Looks great! How does it hold up under a 75lb locomotive? What are you using for a center bearing?  I have a base and top ready to go whenever I get a roundtoit.  But, what I did was I took a piece of 1" pipe and welded it to a 15" quarter inch thick piece of plate steel.  Might have been stainless.  Anyway, then I took a piece of round bar and welded that to the bottom of flat piece of steel 48" long.  In the pipe, I inserted a 1" grinding ball.  The only issue I have so far is that I need a better stablization bearing.  Or some kind of outriggers like you've made with screen door guides.  I also need to add some stiffeners under the flat steel since the moment created by my mikados causes noticable deflection...

Mark


----------



## wmumpower (Jan 2, 2008)

Marty, that's a fine looking bridge.  I'll be anxious to see it this September at the Thingy.

One thing though.  I would suggest that you put a slight inward cant on your rollers so it will follow the curve without binding.


----------



## NTCGRR (Jan 2, 2008)

About as far as I'm going to get till spring.
Its primered and will have sand glued to it later with drain holes.
It will stay manual and no WIRING NEEDED...........









Garden Metal Models realling finishes it off.









I will wait till the first big bird tried to land on my whatch-a-ma-call-it and brakes it.


----------



## Dave F (Jan 2, 2008)

*RE: "Modern" Turntable 52 inch*

Beautiful job Marty...


----------



## Burl (Jan 2, 2008)

If you use sand, how will you keep the cat from using it as a litterbox?


----------



## NTCGRR (Jan 2, 2008)

Because they are used to using the ballast on my track. the sand will be glued down. hard .
I have turd sightings from the cab of the engines.


----------



## lownote (Jan 3, 2008)

Homeric. Positively Homeric


----------



## noelw (Jan 2, 2008)

Quote.... from Marty.. ( No icon for Quote that i could find??)
Nebraska City NE








Foreman
Posts:107








Send Message Posted:2/7/2008 12:55:51 PM   About as far as I'm going to get till spring.
Its primered and will have sand glued to it later with drain holes.
It will stay manual and no WIRING NEEDED...........

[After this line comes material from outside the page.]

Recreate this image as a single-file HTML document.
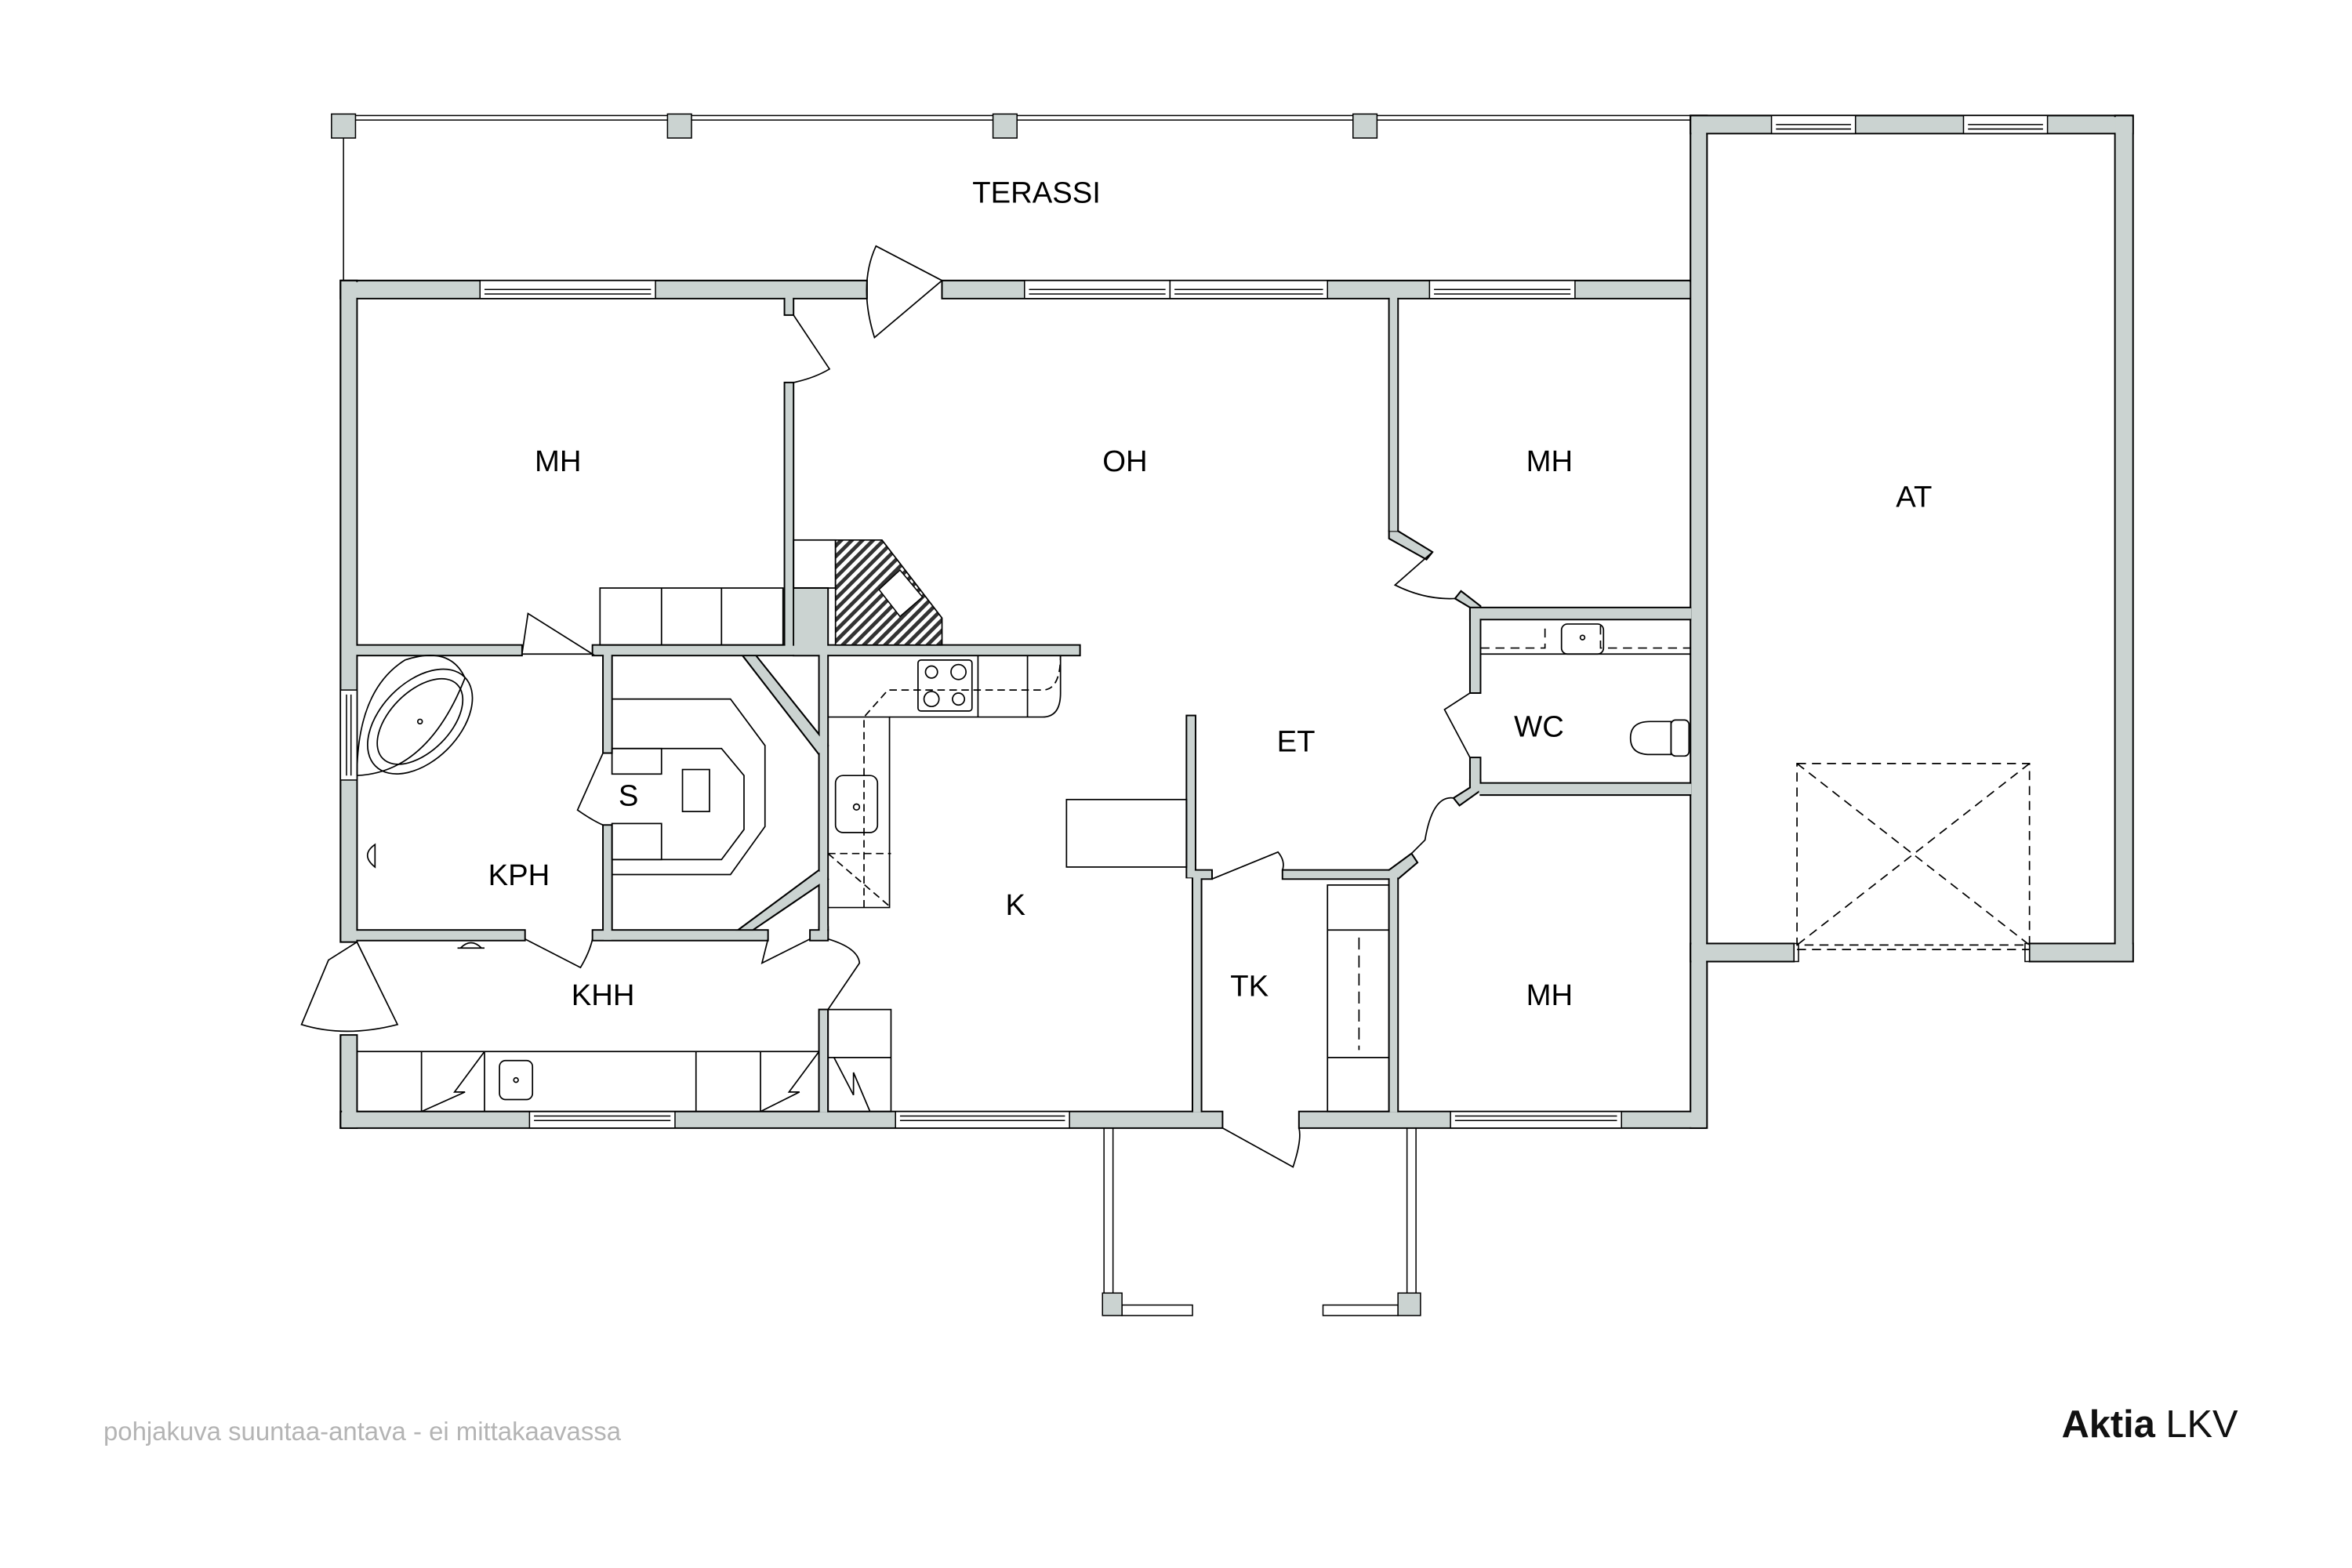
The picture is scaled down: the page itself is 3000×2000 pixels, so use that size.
<!DOCTYPE html>
<html><head><meta charset="utf-8"><style>
html,body{margin:0;padding:0;background:#fff;}
svg{display:block;}
text{font-family:"Liberation Sans",Arial,sans-serif;}
</style></head><body>
<svg width="3000" height="2000" viewBox="0 0 1568 1045.3" xmlns="http://www.w3.org/2000/svg">
<rect width="1568" height="1046" fill="#fff"/>
<g stroke="#000" stroke-width="0.8" fill="none">
<line x1="229" y1="77" x2="1127" y2="77"/>
<line x1="229" y1="80" x2="1127" y2="80"/>
<line x1="229" y1="90" x2="229" y2="187"/>
</g>
<g fill="#cbd3d1" stroke="#000" stroke-width="0.8">
<rect x="221" y="76" width="16" height="16"/>
<rect x="445" y="76" width="16" height="16"/>
<rect x="662" y="76" width="16" height="16"/>
<rect x="902" y="76" width="16" height="16"/>
</g>
<g id="walls" fill="#cbd3d1" stroke="#000" stroke-width="1.1">
<rect x="227" y="187" width="351" height="12"/>
<rect x="628" y="187" width="499" height="12"/>
<rect x="227" y="187" width="11" height="441"/>
<rect x="227" y="690" width="11" height="62"/>
<rect x="227" y="741" width="588" height="11"/>
<rect x="866" y="741" width="271" height="11"/>
<rect x="1127" y="77" width="11" height="675"/>
<rect x="1127" y="77" width="295" height="12"/>
<rect x="1410" y="77" width="12" height="564"/>
<rect x="1127" y="629" width="69" height="12"/>
<rect x="1353" y="629" width="69" height="12"/>
<rect x="523" y="199" width="6" height="11"/>
<rect x="523" y="255" width="6" height="181"/>
<rect x="238" y="430" width="110" height="7"/>
<rect x="395" y="430" width="325" height="7"/>
<rect x="529" y="392" width="23" height="45"/>
<rect x="402" y="437" width="6" height="65"/>
<rect x="402" y="550" width="6" height="76"/>
<rect x="546" y="437" width="6" height="183"/>
<rect x="546" y="673" width="6" height="68"/>
<rect x="546" y="618" width="6" height="8"/>
<rect x="238" y="620" width="112" height="7"/>
<rect x="395" y="620" width="117" height="7"/>
<rect x="540" y="620" width="12" height="7"/>
<polygon points="495,437 504,437 552,497 546,503"/>
<polygon points="546,580 552,586 502,620 492,620"/>
<rect x="791" y="477" width="6" height="108"/>
<rect x="795" y="580" width="13" height="6"/>
<rect x="855" y="580" width="77" height="6"/>
<rect x="795" y="586" width="6" height="155"/>
<rect x="926" y="580" width="6" height="161"/>
<polygon points="926,580 941,569 945,575 932,586"/>
<rect x="926" y="199" width="6" height="155"/>
<polygon points="926,354 932,354 955,368 951,373 926,359"/>
<polygon points="970,399 974,394 987,404 987,413 980,413 980,405"/>
<rect x="980" y="405" width="7" height="57"/>
<rect x="980" y="505" width="7" height="20"/>
<polygon points="980,520 987,520 987,527 973,537 969,532 980,525"/>
<rect x="987" y="405" width="140" height="8"/>
<rect x="987" y="522" width="140" height="8"/>
</g>
<g fill="#cbd3d1" stroke="none">
<rect x="228" y="188" width="349.5" height="10.5"/>
<rect x="628.5" y="188" width="498" height="10.5"/>
<rect x="228" y="188" width="9.5" height="439.5"/>
<rect x="228" y="690.5" width="9.5" height="61"/>
<rect x="228" y="741.5" width="586.5" height="10"/>
<rect x="866.5" y="741.5" width="270" height="10"/>
<rect x="1127.6" y="78" width="9.8" height="673.5"/>
<rect x="1128" y="78" width="293.5" height="10.5"/>
<rect x="1410.5" y="78" width="11" height="562.5"/>
<rect x="1128" y="629.5" width="67.5" height="11"/>
<rect x="1353.5" y="629.5" width="68" height="11"/>
<rect x="523.5" y="198" width="5" height="11.5"/>
<rect x="523.5" y="255.5" width="5" height="180"/>
<rect x="237" y="430.5" width="110.5" height="6"/>
<rect x="395.5" y="430.5" width="324" height="6"/>
<rect x="529.5" y="392.5" width="22" height="44"/>
<rect x="402.5" y="436" width="5" height="65.5"/>
<rect x="402.5" y="550.5" width="5" height="76"/>
<rect x="546.5" y="436" width="5" height="183.5"/>
<rect x="546.5" y="673.5" width="5" height="68"/>
<rect x="546.5" y="617" width="5" height="9"/>
<rect x="237" y="620.5" width="112.5" height="6"/>
<rect x="395.5" y="620.5" width="116" height="6"/>
<rect x="540.5" y="620.5" width="11" height="6"/>
<rect x="791.5" y="477.5" width="5" height="107.5"/>
<rect x="795.5" y="580.5" width="12" height="5"/>
<rect x="855.5" y="580.5" width="76" height="5"/>
<rect x="795.5" y="585" width="5" height="156.5"/>
<rect x="926.5" y="580" width="5" height="161.5"/>
<rect x="926.5" y="198" width="5" height="156"/>
<rect x="980.5" y="405.5" width="6" height="56"/>
<rect x="980.5" y="505.5" width="6" height="19"/>
<rect x="986" y="405.5" width="141.5" height="7"/>
<rect x="986" y="522.5" width="141.5" height="7"/>
</g>
<g fill="#fff" stroke="#000" stroke-width="0.8">
<rect x="320" y="187" width="117" height="12"/>
<rect x="683" y="187" width="97" height="12"/>
<rect x="780" y="187" width="105" height="12"/>
<rect x="953" y="187" width="97" height="12"/>
<rect x="1181" y="77" width="56" height="12"/>
<rect x="1309" y="77" width="56" height="12"/>
<rect x="353" y="741" width="97" height="11"/>
<rect x="597" y="741" width="116" height="11"/>
<rect x="967" y="741" width="114" height="11"/>
<rect x="227" y="460" width="11" height="60"/>
<rect x="1196" y="629" width="3" height="12"/>
<rect x="1350" y="629" width="3" height="12"/>
</g>
<g stroke="#000" stroke-width="0.8" fill="none">
<path d="M323 193H434M323 196H434M686 193H777M686 196H777M783 193H882M783 196H882M956 193H1047M956 196H1047"/>
<path d="M1184 83H1234M1184 86H1234M1312 83H1362M1312 86H1362"/>
<path d="M356 744H447M356 747H447M600 744H710M600 747H710M970 744H1078M970 747H1078"/>
<path d="M231 463V517M234 463V517"/>
</g>
<g stroke="#000" stroke-width="0.9" fill="none" stroke-dasharray="6,4">
<rect x="1198" y="509" width="155" height="121"/>
<line x1="1198" y1="509" x2="1353" y2="630"/>
<line x1="1353" y1="509" x2="1198" y2="630"/>
<line x1="1198" y1="633" x2="1353" y2="633"/>
</g>
<g stroke="#000" stroke-width="0.9" fill="none">
<path d="M628 187 L584 164 Q572 190 583 225 Z"/>
<path d="M529 210 L553 246 Q543 252 529 255"/>
<path d="M348 436 L352 409 L395 436 Z" fill="#fff"/>
<path d="M402 502 L385 540 Q395 547 402 550"/>
<path d="M350 626 L387 645 Q393 635 395 626"/>
<path d="M512 626 L508 642 L540 626"/>
<path d="M552 626 Q572 632 573 642 L552 673"/>
<path d="M238 628 L219 640 L201 683 Q230 692 265 683 L238 628"/>
<path d="M808 586 L852 568 Q857 574 855 580"/>
<path d="M815 752 L862 778 Q868 760 866 752"/>
<path d="M955 368 L930 390 Q950 400 970 399"/>
<path d="M980 462 L963 473 L980 505"/>
<path d="M969 532 Q955 530 950 560 L941 569"/>
</g>
<g stroke="#000" stroke-width="0.8" fill="none">
<path d="M736 752V862M742 752V862M938 752V862M944 752V862"/>
<rect x="748" y="870" width="47" height="7" fill="#fff"/>
<rect x="882" y="870" width="50" height="7" fill="#fff"/>
</g>
<g fill="#cbd3d1" stroke="#000" stroke-width="0.8">
<rect x="735" y="862" width="13" height="15"/>
<rect x="932" y="862" width="15" height="15"/>
</g>
<g stroke="#000" stroke-width="0.9" fill="none">
<rect x="400" y="392" width="122" height="38"/>
<line x1="441" y1="392" x2="441" y2="430"/><line x1="481" y1="392" x2="481" y2="430"/>
<rect x="529" y="360" width="28" height="32"/>
</g>
<defs><pattern id="h" width="5" height="5" patternUnits="userSpaceOnUse" patternTransform="rotate(45)"><rect width="5" height="5" fill="#fff"/><rect width="2.5" height="5" fill="#333"/></pattern></defs>
<polygon points="557,360 588,360 628,412 628,430 557,430" fill="url(#h)" stroke="#000" stroke-width="0.9"/>
<polygon points="586,393 600,380 615,398 600,411" fill="#fff" stroke="#000" stroke-width="0.8"/>
<g stroke="#000" stroke-width="0.9" fill="none">
<path d="M238 517 Q285 515 310 452 Q300 430 270 440 Q238 460 238 517"/>
<ellipse cx="280" cy="481" rx="42" ry="26" transform="rotate(-45 280 481)"/>
<ellipse cx="280" cy="481" rx="35" ry="20" transform="rotate(-45 280 481)"/>
<circle cx="280" cy="481" r="1.5"/>
<path d="M250 563 Q240 570 250 578 Z"/>
<path d="M307 632 Q314 625 321 632 Z M305 632H323"/>
</g>
<g stroke="#000" stroke-width="0.9" fill="none">
<path d="M408 466H487L510 497V551L487 583H408"/>
<path d="M408 499H481L496 517V553L481 573H408"/>
<rect x="408" y="499" width="33" height="17"/><rect x="408" y="549" width="33" height="24"/>
<rect x="455" y="513" width="18" height="28"/>
</g>
<g stroke="#000" stroke-width="0.9" fill="none">
<path d="M552 478H593V605H552"/>
<path d="M593 478H695Q707 478 707 462V437"/>
<rect x="612" y="440" width="36" height="34" rx="2"/>
<circle cx="621" cy="448" r="4"/><circle cx="639" cy="448" r="5"/><circle cx="621" cy="466" r="5"/><circle cx="639" cy="466" r="4"/>
<line x1="652" y1="437" x2="652" y2="478"/><line x1="685" y1="437" x2="685" y2="478"/>
<rect x="557" y="517" width="28" height="38" rx="5"/><circle cx="571" cy="538" r="2"/>
<rect x="711" y="533" width="80" height="45"/>
<rect x="552" y="673" width="42" height="68"/><line x1="552" y1="705" x2="594" y2="705"/>
<path d="M556 705 L569 730 V715 L580 741"/>
</g>
<g stroke="#000" stroke-width="0.9" fill="none" stroke-dasharray="5,3">
<path d="M576 605V478L592 460H695Q707 460 707 437"/>
<path d="M552 569 L594 605M552 569H594"/>
</g>
<g stroke="#000" stroke-width="0.9" fill="none">
<rect x="238" y="701" width="308" height="40"/>
<path d="M281 701V741M323 701V741M464 701V741M507 701V741"/>
<path d="M323 701 L303 728H310L281 741"/>
<path d="M546 701 L526 728H533L507 741"/>
<rect x="333" y="707" width="22" height="26" rx="4"/><circle cx="344" cy="720" r="1.5"/>
</g>
<g stroke="#000" stroke-width="0.9" fill="none">
<rect x="885" y="590" width="41" height="151"/>
<path d="M885 620H926M885 705H926"/>
<path d="M906 625V700" stroke-dasharray="8,4"/>
</g>
<g stroke="#000" stroke-width="0.9" fill="none">
<path d="M987 436H1127"/>
<path d="M987 432H1030V417M1067 417V432H1127" stroke-dasharray="6,4"/>
<rect x="1041" y="416" width="28" height="20" rx="4"/><circle cx="1055" cy="425" r="1.5"/>
<path d="M1114 481H1100Q1087 481 1087 492Q1087 503 1100 503H1114Z"/>
<rect x="1114" y="480" width="12" height="24" rx="3"/>
</g>
<g font-size="20" fill="#000" text-anchor="middle">
<text x="691" y="135">TERASSI</text>
<text x="372" y="314">MH</text>
<text x="750" y="314">OH</text>
<text x="1033" y="314">MH</text>
<text x="1276" y="338">AT</text>
<text x="864" y="501">ET</text>
<text x="1026" y="491">WC</text>
<text x="419" y="537">S</text>
<text x="346" y="590">KPH</text>
<text x="677" y="610">K</text>
<text x="402" y="670">KHH</text>
<text x="833" y="664">TK</text>
<text x="1033" y="670">MH</text>
</g>
<text x="69" y="960" font-size="17.2" fill="#b4b4b4">pohjakuva suuntaa-antava - ei mittakaavassa</text>
<text x="1492" y="958" font-size="25.5" fill="#111" text-anchor="end"><tspan font-weight="bold">Aktia</tspan> LKV</text>
</svg>
</body></html>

* Marty... You might try this being you are not wiring your turnable track up  for now.. Its a simple way I use with our group here
Just an idea./DesktopModules/NTForums/themes/mls/emoticons/whistling.gif+

Two other pic's of our 3 foot table. 
1stclass.mylargescale.com/noelw/Turn%20Table/Ttable2.jpg

1stclass.mylargescale.com/noelw/Turn%20Table/Ttable3.jpg

Your looking good.  Nice  work... /DesktopModules/NTForums/themes/mls/emoticons/tongue.gifNoel
OoPS.......... I FORGOT .. U DON'T USE TRACK POWER THERE. 
WELL CAN USE IT TO LOCK THE ALIGNMENT THEN.   lol./DesktopModules/NTForums/themes/mls/emoticons/sick.gif*


----------



## NTCGRR (Jan 2, 2008)

*RE: "Modern" Turntable 52 inch*

Noel 
thats it, I love it, great ,simple idea. thank you so much.


----------



## pimanjc (Jan 2, 2008)

Marty, 
More turntable pictures.
www.portjervisny.com/fr-turntable.htm


























I found out that the "bridge" over the turntable receives power from an electrical pole.  The power is then fed downward to the control house [if present] and to the motor below that actually turns the track.
JimC.


----------



## NTCGRR (Jan 2, 2008)

*RE: "Modern" Turntable 52 inch*

Bridge?? Is that what its called???


----------



## pimanjc (Jan 2, 2008)

Marty,
Sorry. 
The term "bridge" for the arched superstructure over the turntable was MY use of a word.  I have been unable to find a name for it yet.  The rotating track portion of the turntable is called the "turntable bridge."   Tomorrow, I will call my friend in Newton and see if he can find out the proper name.
JimC.


----------



## pfdx (Jan 2, 2008)

The 1939 Railway Engineering and Maintenance Cyclopedia states: "On electrically operated tables, the most desirable method or supplying power is by means of collector rings attached to and overhead framework at the center of the table."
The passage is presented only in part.